2. Administrative steps: unpausing new accreditors and easing transfers
Following the EO, the Department of Education lifted a moratorium on reviewing new accreditor applications and issued guidance to make it easier for institutions to change accreditors — moves intended to create competition among accreditors and “streamline” recognition processes [3] [5]. The Department and FIPSE priorities also signaled grant-level encouragement for projects that remove barriers to switching accreditors and establishing new ones [6] [3].
3. Institutional reactions: re-grouping and strategic accreditors
Universities and systems are responding by re-evaluating which accreditor best fits their governance and mission. Observers report that some public university systems have formed new regional accrediting arrangements, and institutions are factoring governance, oversight and perceived ideological fit into choices that historically were geographic [4]. That suggests accreditation relationships are becoming strategic rather than strictly territorial [4] [7].
4. Impact on degree design and “credential inflation” debates
The EO and allied policy materials explicitly urge accreditors to discourage credential inflation and to advance degree completion and shorter credentials, and some accreditors were already exploring reduced-credit bachelor’s options prior to 2025 [2] [8]. Advocates for reform argue this could produce more focused programs and shorter degree paths; available sources note the policy intent but do not supply comprehensive empirical evidence that degree lengths or degree-classification formulas have shifted system-wide as of current reporting [2] [8].
5. Classification systems evolving in parallel (Carnegie)
Separately, the Carnegie Classifications revised their Institutional Classification in 2025 to a multidimensional model (Award Level Focus, Academic Program Mix, Size), a redesign that changes how institutions are grouped and may indirectly influence how degrees are portrayed and compared in rankings and peer groups [9] [10]. U.S. News has mapped ranking categories to the new Carnegie framework, which will affect external comparisons though not accreditation rules per se [11].
6. Political polarization and unintended consequences
Coverage highlights that accreditation — once technical — is now highly political: the reforms, and state laws (e.g., Florida) that encourage rotating accreditors, are championed by free-speech and fiscal conservatives as breaking a perceived “accreditation cartel,” while opponents warn about politicizing quality and undermining protections for historically marginalized students [7] [8] [4]. Stateline and legal analyses document a more contested environment for accreditors and universities [4] [2].
7. What the reporting does not show (limitations)

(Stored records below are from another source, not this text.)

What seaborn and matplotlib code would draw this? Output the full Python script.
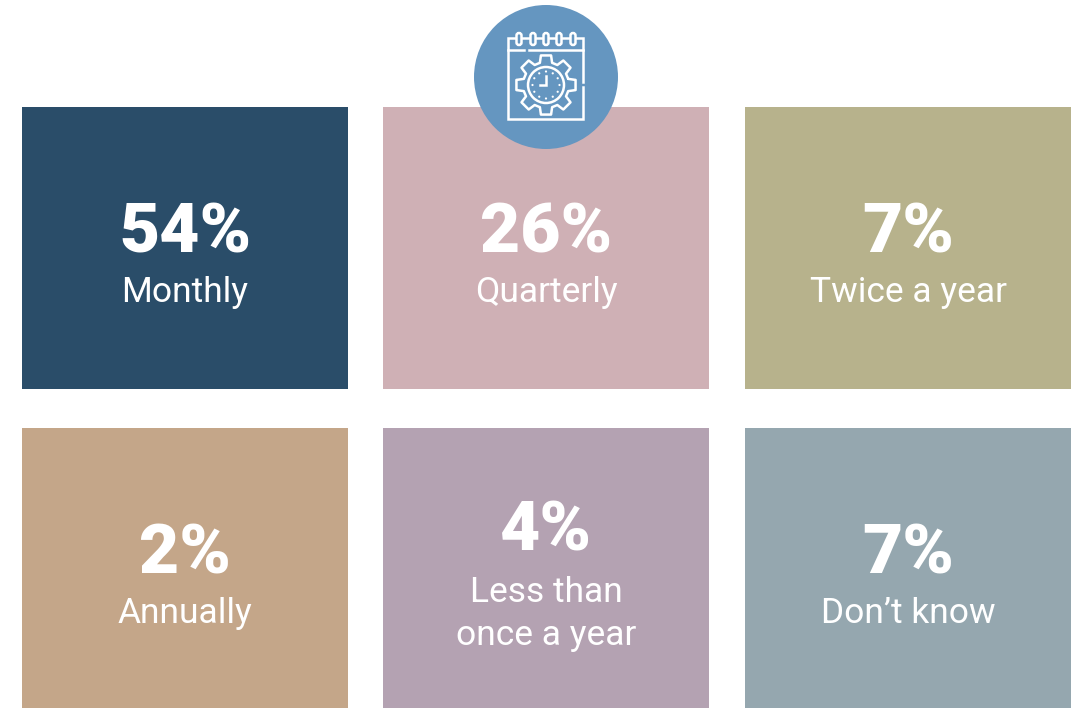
import numpy as np
import matplotlib
matplotlib.use('Agg')
import matplotlib.pyplot as plt
from matplotlib.colors import ListedColormap
from matplotlib.patches import Circle, FancyBboxPatch
import seaborn as sns

percent_values = [54, 26, 7, 2, 4, 7]
frequency_labels = ['Monthly', 'Quarterly', 'Twice a year', 'Annually',
                    'Less than\nonce a year', "Don\u2019t know"]
tile_colors = ['#2A4D69', '#CFB0B5', '#B7B28C', '#C4A689', '#B4A2B2', '#95A7AF']

W, H = 1078, 708
TILE_LEFT = [22, 383, 745]
TILE_TOP = [107, 428]
TILE_W, TILE_H = 326, 282
ICON_BLUE = '#6596C0'

sns.set_theme(style='white')
plt.rcParams['font.family'] = ['Roboto', 'DejaVu Sans']

fig = plt.figure(figsize=(W / 100, H / 100), dpi=100)

for i, (value, label, color) in enumerate(zip(percent_values, frequency_labels, tile_colors)):
    left = TILE_LEFT[i % 3]
    top = TILE_TOP[i // 3]
    ax = fig.add_axes([left / W, 1 - (top + TILE_H) / H, TILE_W / W, TILE_H / H])
    # one cell heatmap per tile, the colour comes from the palette list
    sns.heatmap([[value]], ax=ax, cmap=ListedColormap([color]), cbar=False,
                xticklabels=False, yticklabels=False)
    two_lines = '\n' in label
    ax.text(0.5, 0.37 if two_lines else 0.45, f'{value}%', color='white', fontsize=50,
            fontweight='black', ha='center', va='center')
    ax.text(0.5, 0.66 if two_lines else 0.657, label, color='white', fontsize=25.5,
            ha='center', va='center', linespacing=1.4)

# calendar and gear icon on top of the middle tile
icon = fig.add_axes([0, 0, 1, 1], facecolor='none')
icon.set_xlim(0, W)
icon.set_ylim(H, 0)
icon.axis('off')
icon.add_patch(Circle((546, 77), 72, color=ICON_BLUE, lw=0))

lw = 1.8
white = dict(color='white', lw=lw, solid_capstyle='projecting', solid_joinstyle='miter')
# calendar frame, with the small gap on the right side
icon.plot([583, 583, 508, 508, 583, 583], [82, 38, 38, 119, 119, 87], **white)
icon.plot([508, 524], [50, 50], **white)
icon.plot([529, 583], [50, 50], **white)
for cx in [519, 533, 546, 559, 573]:
    icon.add_patch(FancyBboxPatch((cx - 2.5, 33), 5, 12, boxstyle='round,pad=0,rounding_size=2.5',
                                  fc=ICON_BLUE, ec='white', lw=lw, zorder=3))

# gear outline
gx, gy = 546, 85
angles = []
radii = []
for k in range(8):
    base = k * np.pi / 4
    for off, r in [(-0.27, 23), (-0.17, 30), (0.17, 30), (0.27, 23)]:
        angles.append(base + off)
        radii.append(r)
angles.append(angles[0])
radii.append(radii[0])
icon.plot(gx + np.array(radii) * np.cos(angles), gy + np.array(radii) * np.sin(angles),
          color='white', lw=lw, solid_joinstyle='round')

# clock
icon.add_patch(Circle((gx, gy), 18, fc='none', ec='white', lw=lw))
for k in range(12):
    a = k * np.pi / 6
    icon.add_patch(Circle((gx + 13.5 * np.cos(a), gy + 13.5 * np.sin(a)), 1.1, color='white', lw=0))
icon.plot([gx - 6, gx, gx], [gy, gy, gy - 9], **white)

fig.savefig('out.png', dpi=100)
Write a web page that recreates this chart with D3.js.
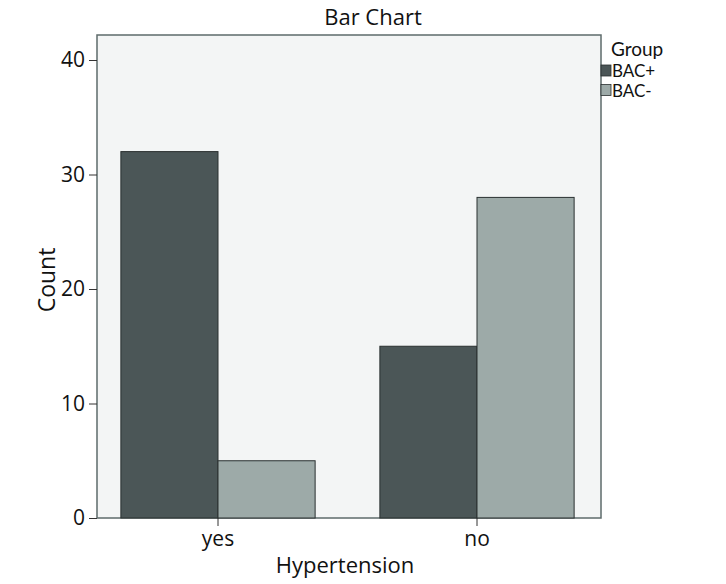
<!DOCTYPE html>
<html><head><meta charset="utf-8">
<script src="https://cdn.jsdelivr.net/npm/d3@7"></script>
<style>body{margin:0;background:#fff;} svg text{font-family:"Open Sans",sans-serif;fill:#111;} svg text.lg{font-family:Lato,"Open Sans",sans-serif;}</style>
</head><body>
<svg id="c" width="726" height="584"></svg>
<script>
const categories = ["yes", "no"];
const groups = ["BAC+", "BAC-"];
const bacPlus = [32, 15];
const bacMinus = [5, 28];
const yTicks = [0, 10, 20, 30, 40];
const colors = ["#4b5657", "#9daaa8"];

const svg = d3.select("#c");
const frame = {l: 97, r: 601, t: 35, b: 518};
const y = d3.scaleLinear().domain([0, 40]).range([518, 60]);
const x = d3.scaleBand().domain(categories).range([88.5, 606.5]).paddingInner(0.25).paddingOuter(0.125);
const xs = d3.scaleBand().domain(groups).range([0, x.bandwidth()]);

svg.append("rect").attr("x", frame.l).attr("y", frame.t).attr("width", frame.r - frame.l).attr("height", frame.b - frame.t)
  .attr("fill", "#f3f5f5").attr("stroke", "#5e6b6b").attr("stroke-width", 1.5);

const series = [bacPlus, bacMinus];
const data = [];
categories.forEach((c, i) => groups.forEach((g, j) => data.push({c, g, v: series[j][i], j})));
svg.append("g").selectAll("rect").data(data).join("rect")
  .attr("x", d => x(d.c) + xs(d.g)).attr("width", xs.bandwidth())
  .attr("y", d => y(d.v)).attr("height", d => y(0) - y(d.v))
  .attr("fill", d => colors[d.j]).attr("stroke", "#2a3030").attr("stroke-width", 1);

const ya = svg.append("g").attr("transform", `translate(${frame.l},0)`)
  .call(d3.axisLeft(y).tickValues(yTicks).tickSize(8).tickPadding(4));
ya.select(".domain").remove();
ya.selectAll("line").attr("stroke", "#333");
ya.selectAll("text").style("font-size", "21px");

const xa = svg.append("g").attr("transform", `translate(0,${frame.b})`)
  .call(d3.axisBottom(x).tickSize(8).tickPadding(5));
xa.select(".domain").remove();
xa.selectAll("line").attr("stroke", "#333");
xa.selectAll("text").style("font-size", "21px");

svg.append("text").attr("x", 373).attr("y", 25).attr("text-anchor", "middle").style("font-size", "22px").text("Bar Chart");
svg.append("text").attr("x", 345).attr("y", 573).attr("text-anchor", "middle").style("font-size", "22px").text("Hypertension");
svg.append("text").attr("transform", "translate(55,280) rotate(-90)").attr("text-anchor", "middle").style("font-size", "23px").text("Count");

svg.append("text").attr("class", "lg").attr("x", 611).attr("y", 56).style("font-size", "19px").text("Group");
const lg = svg.append("g").selectAll("g").data(groups).join("g")
  .attr("transform", (d, i) => `translate(601,${65 + i * 19.5})`);
lg.append("rect").attr("width", 10).attr("height", 11).attr("fill", (d, i) => colors[i]).attr("stroke", "#2a3030").attr("stroke-width", 0.8);
lg.append("text").attr("class", "lg").attr("x", 11).attr("y", 12).style("font-size", "17px").text(d => d);
</script>
</body></html>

Current sources document policy changes, guidance, and reactions but do not provide comprehensive data demonstrating systematic changes to degree classification formulas (honours/class classifications), widespread shortening of degree credit requirements, or measurable shifts in employer recognition of degree classes nationwide (available sources do not mention specific, system-wide changes to degree classification calculations) [1] [3] [9]. Where accreditors or institutions are piloting alternative credit models, the reporting is descriptive rather than outcome-evaluative [2] [8].
8. What to watch next
Track: [12] Department of Education rulemaking and FIPSE-funded pilots for flexible quality-assurance pathways [6] [2]; [13] accreditors’ new recognition decisions and institutional transfers after the moratorium lift [3]; and [14] empirical studies or GAO reviews tying accreditation changes to concrete shifts in degree length, classification formulas, completion rates, or earnings — those will provide the evidence missing in current reporting [15] [2].